Despite Khobe’s inexperience in climbing mountains, most of the preparation time has been focused on the motorbiking. The two have attended motocross camps to prepare themselves for the unpredictable terrain of Mongolia.
“The great thing about climbing as a parent and a teammate, we’re on a rope together,” Jamies says. “I feel quite comfortable about managing that risk. The motorcycling for both of us is relatively new.”
Jamie says he’s enjoyed the process of learning with his son.
“To do something where you’re both the novices, to learn together, you’re both the student, I really enjoyed it,” he says. “Khobe accelerated. It was great to see him do well while I struggled.”
The struggle included a fall where Jamie broke his arm in March.
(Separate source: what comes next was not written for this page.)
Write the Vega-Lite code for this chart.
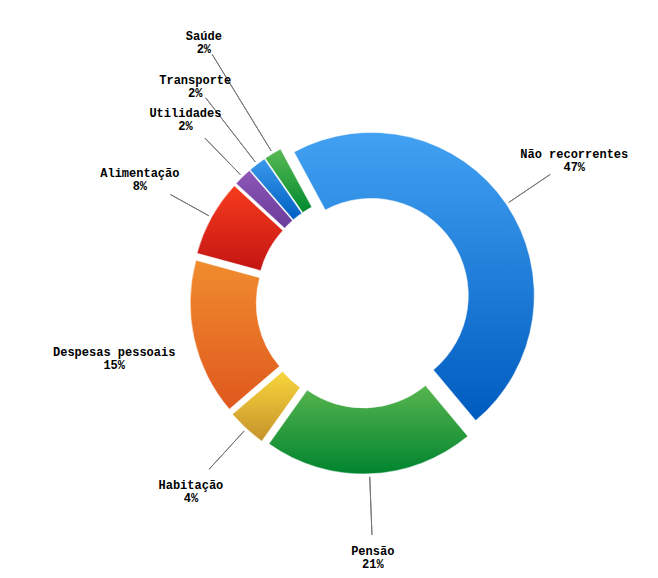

He pulled a “whiskey throttle,” losing control of his bike, panicking, flipping over and then the bike hit him while he was on the ground.
“I’m not as malleable as I thought,” Jamie says. “Khobe is 18 and there’s some benefit to that. And you’re just a better athlete. I’d rather break my arm in California where we have infrastructure and learn that lesson. Adventures afar can be dangerous, though they look more dangerous than they are. The preparation and the planning is how you manage the risk.”
They’ve been preparing for over a year. What they can’t prepare for after they leave on July 28 is “the longest and most intense stretch of time we’ve really ever spent with each other,” as Jamie puts it.
“Even though we’re going to be in each other’s kitchen the whole trip, luckily we can escape into your helmet and be in your own thoughts for a few hours, driving,” Jamie says.
Jamie turns to Khobe, “What do you think of that?”
“I don’t mind you,” Khobe responds dryly.
“Hey, dude, that’s a compliment.”
“We have more similarities than differences.”
“There’s a bit of trash talk.”
“Khobe’s constantly cutting me down and it’s well deserved. And I’m giving him s— endlessly.”
“I think it’ll be good,” Khobe says. “I don’t think there will be any — though some people might like to see it — serious beef between you and I. I think it’ll be fun.”